In an unusual midseason agreement, the Washington Nationals and Bryce Harper came to terms on a one-year, $21.65 million contract extension that gives both club and player cost certainty ahead of Harper’s expected free agency after the 2018 season.

The Nationals announced Saturday that they’d reached agreement on a 2018 contract for Harper, a record for an arbitration-eligible player. The deal includes a $1 million bonus should Harper win the 2018 MVP award, along with $500,000 for a runner-up finish, down to $100,000 for a fifth-place finish.

Harper will also receive $100,000 each for an All-Star selection, Gold Glove and Silver Slugger awards.

While multiyear deals that take arbitration-eligible players to the doorstep of free agency are common – such as Lorenzo Cain’s two-year, $17.5 million deal with Kansas City that expires after this season – an in-season agreement for a player’s forthcoming sixth season are rare. But the Nationals offered Harper a salary number that likely would have exceeded what he would have received via arbitration after 2017.

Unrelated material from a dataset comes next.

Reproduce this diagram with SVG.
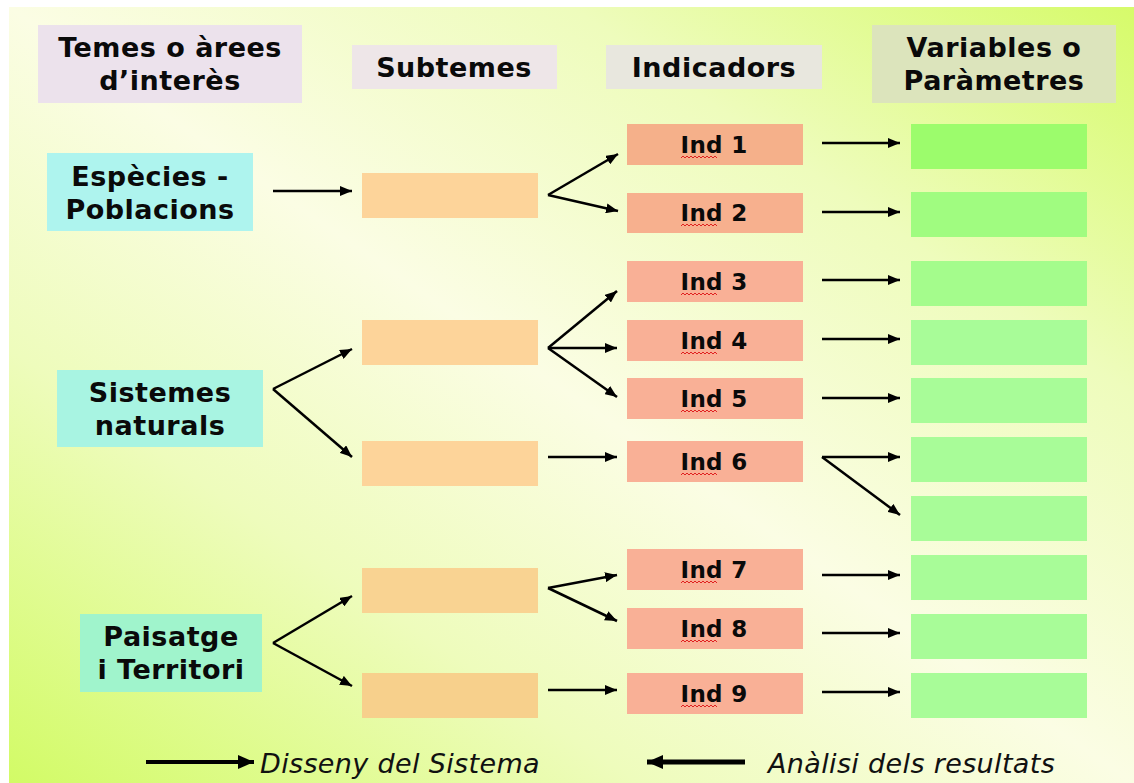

While it may be just as it appears – a bit of early winter housekeeping – the agreement does indicate a degree of good faith on both sides’ parts. The Nationals could have let Harper play out the season and slot his 2018 salary accordingly.

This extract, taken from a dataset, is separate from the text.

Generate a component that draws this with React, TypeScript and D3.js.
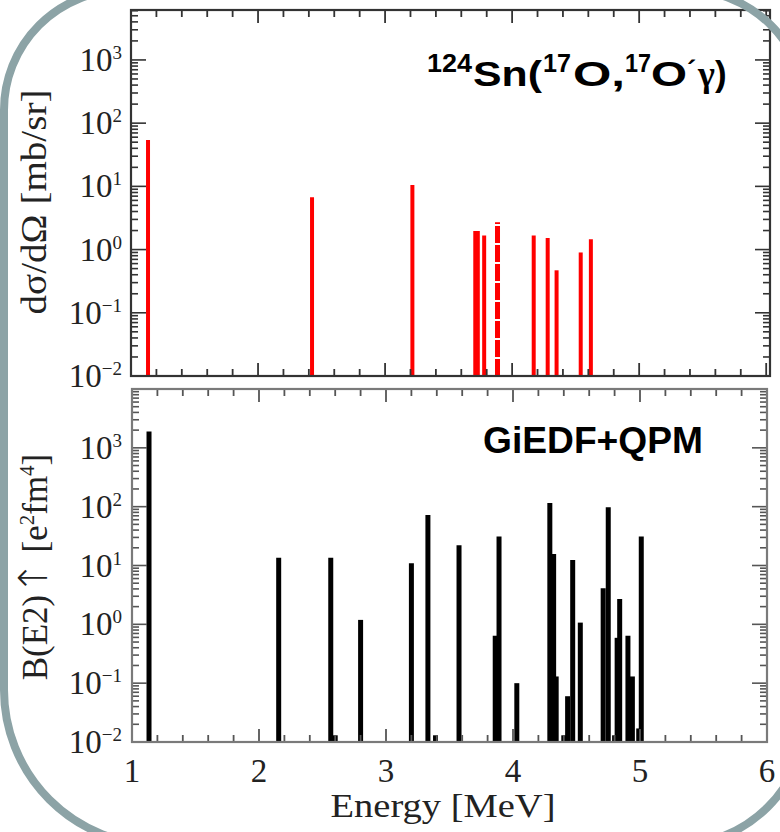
import React from "react";
import * as d3 from "d3";

// ---- data ----
// Top panel: measured cross sections dσ/dΩ [mb/sr]
const csEnergy = [1.134, 2.425, 3.215, 3.71, 3.73, 3.78, 4.17, 4.28, 4.35, 4.54, 4.62];
const csValue = [54, 6.7, 10.5, 1.97, 1.97, 1.67, 1.67, 1.52, 0.47, 0.9, 1.45];
const csDashedEnergy = [3.885];
const csDashedValue = [2.7];

// Bottom panel: GiEDF+QPM B(E2)↑ [e²fm⁴]
const beEnergy = [
  1.134, 2.155, 2.565, 2.60, 2.80, 3.20, 3.33, 3.39, 3.575, 3.86, 3.89, 4.03,
  4.29, 4.32, 4.34, 4.40, 4.43, 4.47, 4.53, 4.71, 4.75, 4.80, 4.82, 4.84,
  4.905, 4.94, 4.99, 5.01,
];
const beValue = [
  1890, 13.6, 13.6, 0.013, 1.19, 10.9, 72, 0.013, 22, 0.64, 31, 0.1,
  115, 15.7, 0.13, 0.013, 0.06, 12.4, 1.07, 4.1, 98, 0.013, 0.59, 2.7,
  0.64, 0.13, 0.017, 31,
];

const xTickLabels = [1, 2, 3, 4, 5, 6];
const topDecades = [-2, -1, 0, 1, 2, 3];
const bottomDecades = [-2, -1, 0, 1, 2, 3];

const serif = "'Liberation Serif', 'Times New Roman', serif";
const sans = "'Liberation Sans', Arial, sans-serif";

type PanelProps = {
  x: d3.ScaleLinear<number, number>;
  y: d3.ScaleLogarithmic<number, number>;
  frameColor: string;
  tickColor: string;
  decades: number[];
  showXLabels: boolean;
};

function minus(n: number) {
  return n < 0 ? "\u2212" + Math.abs(n) : String(n);
}

function Panel({ x, y, frameColor, tickColor, decades, showXLabels }: PanelProps) {
  const [x0, x1] = x.range();
  const [y0, y1] = y.range(); // y0 bottom, y1 top
  const [dMin, dMax] = y.domain();
  const xMinor = d3.range(1, 6.0001, 0.2).map((v) => +v.toFixed(2));
  const yTicks: { v: number; major: boolean }[] = [];
  for (let k = Math.floor(Math.log10(dMin)); k <= Math.ceil(Math.log10(dMax)); k++) {
    for (let m = 1; m <= 9; m++) {
      const v = m * Math.pow(10, k);
      if (v >= dMin * 0.999 && v <= dMax * 1.001) yTicks.push({ v, major: m === 1 });
    }
  }
  return (
    <g>
      {xMinor.map((v, i) => {
        const major = Math.abs(v - Math.round(v)) < 1e-6;
        const len = major ? 13 : 7;
        const px = x(v);
        if (px < x0 - 0.5 || px > x1 + 0.5) return null;
        return (
          <g key={"xt" + i} stroke={tickColor} strokeWidth={1.8}>
            <line x1={px} x2={px} y1={y0} y2={y0 - len} />
            <line x1={px} x2={px} y1={y1} y2={y1 + len} />
          </g>
        );
      })}
      {yTicks.map((t, i) => {
        const py = y(t.v);
        const len = t.major ? 15 : 7;
        return (
          <g key={"yt" + i} stroke={tickColor} strokeWidth={1.6}>
            <line x1={x0} x2={x0 + len} y1={py} y2={py} />
            <line x1={x1} x2={x1 - len} y1={py} y2={py} />
          </g>
        );
      })}
      {decades.map((k) => (
        <text
          key={"yl" + k}
          x={122}
          y={y(Math.pow(10, k)) + 11}
          textAnchor="end"
          fontFamily={serif}
          fontSize={33}
          fill="#222"
        >
          10
          <tspan fontSize={19} dy={-12}>
            {minus(k)}
          </tspan>
        </text>
      ))}
      {showXLabels &&
        xTickLabels.map((v) => (
          <text
            key={"xl" + v}
            x={x(v)}
            y={782}
            textAnchor="middle"
            fontFamily={serif}
            fontSize={33}
            fill="#222"
          >
            {v}
          </text>
        ))}
      <rect
        x={x0}
        y={y1}
        width={x1 - x0}
        height={y0 - y1}
        fill="none"
        stroke={frameColor}
        strokeWidth={2.2}
      />
    </g>
  );
}

export default function App() {
  const W = 780;
  const H = 832;

  const xTop = d3.scaleLinear().domain([1, 6.03]).range([131, 770]);
  const yTop = d3.scaleLog().domain([1e-2, Math.pow(10, 3.79)]).range([376, 10]);
  const xBot = d3.scaleLinear().domain([1, 6]).range([132, 767]);
  const yBot = d3.scaleLog().domain([1e-2, 1e4]).range([742, 389]);

  // decorative rounded frame
  const L = 4, T = -10, R = 806, B = 845;
  const rtl = 120, rtr = 120, rbr = 130, rbl = 155;
  const framePath =
    `M${L + rtl},${T} H${R - rtr} A${rtr},${rtr} 0 0 1 ${R},${T + rtr} ` +
    `V${B - rbr} A${rbr},${rbr} 0 0 1 ${R - rbr},${B} H${L + rbl} ` +
    `A${rbl},${rbl} 0 0 1 ${L},${B - rbl} V${T + rtl} A${rtl},${rtl} 0 0 1 ${L + rtl},${T} Z`;

  return (
    <svg
      width={W}
      height={H}
      viewBox={`0 0 ${W} ${H}`}
      style={{ position: "absolute", left: 0, top: 0, background: "#fff", overflow: "hidden" }}
    >
      <rect x={0} y={0} width={W} height={H} fill="#fff" />

      {/* top panel bars */}
      <g stroke="#ff0000" strokeWidth={4}>
        {csEnergy.map((e, i) => (
          <line key={"cs" + i} x1={xTop(e)} x2={xTop(e)} y1={yTop(1e-2)} y2={yTop(csValue[i])} />
        ))}
        {csDashedEnergy.map((e, i) => (
          <line
            key={"csd" + i}
            x1={xTop(e)}
            x2={xTop(e)}
            y1={yTop(1e-2)}
            y2={yTop(csDashedValue[i])}
            strokeWidth={5}
            strokeDasharray="17 2"
          />
        ))}
      </g>
      <Panel x={xTop} y={yTop} frameColor="#333" tickColor="#333" decades={topDecades} showXLabels={false} />

      {/* bottom panel bars */}
      <g stroke="#000" strokeWidth={5}>
        {beEnergy.map((e, i) => (
          <line key={"be" + i} x1={xBot(e)} x2={xBot(e)} y1={yBot(1e-2)} y2={yBot(beValue[i])} />
        ))}
      </g>
      <Panel x={xBot} y={yBot} frameColor="#7a7a7a" tickColor="#555" decades={bottomDecades} showXLabels={true} />

      {/* axis titles */}
      <text
        transform="translate(46,202) rotate(-90)"
        textAnchor="middle"
        fontFamily={serif}
        fontSize={35}
        fill="#222"
        textLength={225}
        lengthAdjust="spacingAndGlyphs"
      >
        dσ/dΩ [mb/sr]
      </text>
      <text
        transform="translate(47,567) rotate(-90)"
        textAnchor="middle"
        fontFamily={serif}
        fontSize={35}
        fill="#222"
      >
        B(E2)
        <tspan fontFamily="'DejaVu Sans', sans-serif" fontSize={40} fontWeight="200">↑</tspan>
        <tspan> [e</tspan>
        <tspan fontSize={21} dy={-13}>2</tspan>
        <tspan dy={13}>fm</tspan>
        <tspan fontSize={21} dy={-13}>4</tspan>
        <tspan dy={13}>]</tspan>
      </text>
      <text
        x={443}
        y={817}
        textAnchor="middle"
        fontFamily={serif}
        fontSize={33}
        fill="#222"
        textLength={225}
        lengthAdjust="spacingAndGlyphs"
      >
        Energy [MeV]
      </text>

      {/* panel titles */}
      <text fontFamily={sans} fontWeight="bold" fill="#000">
        <tspan x={427} y={72} fontSize={26} textLength={45} lengthAdjust="spacingAndGlyphs">124</tspan>
        <tspan x={473} y={86} fontSize={35} textLength={69} lengthAdjust="spacingAndGlyphs">Sn(</tspan>
        <tspan x={543} y={72} fontSize={26} textLength={28} lengthAdjust="spacingAndGlyphs">17</tspan>
        <tspan x={573} y={86} fontSize={35} textLength={52} lengthAdjust="spacingAndGlyphs">O,</tspan>
        <tspan x={625} y={72} fontSize={26} textLength={26} lengthAdjust="spacingAndGlyphs">17</tspan>
        <tspan x={651} y={86} fontSize={35} textLength={36} lengthAdjust="spacingAndGlyphs">O</tspan>
        <tspan x={687} y={80} fontSize={28}>´</tspan>
        <tspan x={698} y={86} fontSize={36} fontFamily={serif}>γ</tspan>
        <tspan x={715} y={86} fontSize={35}>)</tspan>
      </text>
      <text
        x={483}
        y={453}
        fontFamily={sans}
        fontWeight="bold"
        fontSize={36}
        fill="#000"
        textLength={220}
        lengthAdjust="spacingAndGlyphs"
      >
        GiEDF+QPM
      </text>

      {/* decorative rounded border */}
      <path d={framePath} fill="none" stroke="#8ca3a6" strokeWidth={8} />
    </svg>
  );
}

With Harper off to a fine start – he’s batting .372 with an NL-best .496 on-base percentage, 10 home runs and a 1.213 OPS – the Nationals foresaw a significant raise coming, anyway. Harper will make $13.625 million this season.

Agent Scott Boras told USA TODAY Sports the sides initiated dialogue on an ’18 deal last winter, but couldn’t reach an accord. In striking this agreement, Boras cited two former MVPs with similar service time – Mike Trout and Ryan Howard – as comps for Harper’s salary.

Trout, who signed a six-year, $144.5 million extension that carries him through 2020, will make $19.25 million in 2017, his sixth season of service. Howard, like Trout and Harper an MVP within his first three seasons of service time, made a record $20 million in 2013, his sixth season.

Harper will vault that number, but Boras estimates that if Harper wins a second MVP award this year, he could have earned a $25 million arbitration award this coming winter.

That was a process neither side wanted to engage in, however.

“It would have been a difficult one, certainly a different one,” Boras said of engaging the Nationals in arbitration before Harper’s final season. “This (agreement) certainly illustrates that we can work together.”

And by settling this matter now, it at least shows both sides are talking as Harper approaches a 2018 winter in which he should shatter Alex Rodriguez’s record 10-year, $275 million pact for a free agent.

The Nationals will have significant competition to retain Harper’s services after 2018 – and may have already determined he’ll be too pricey, anyway. But at the least, they have ensured the air will be clear until then – and the club can make a run at a World Series this year and next with the 24-year-old superstar in the fold.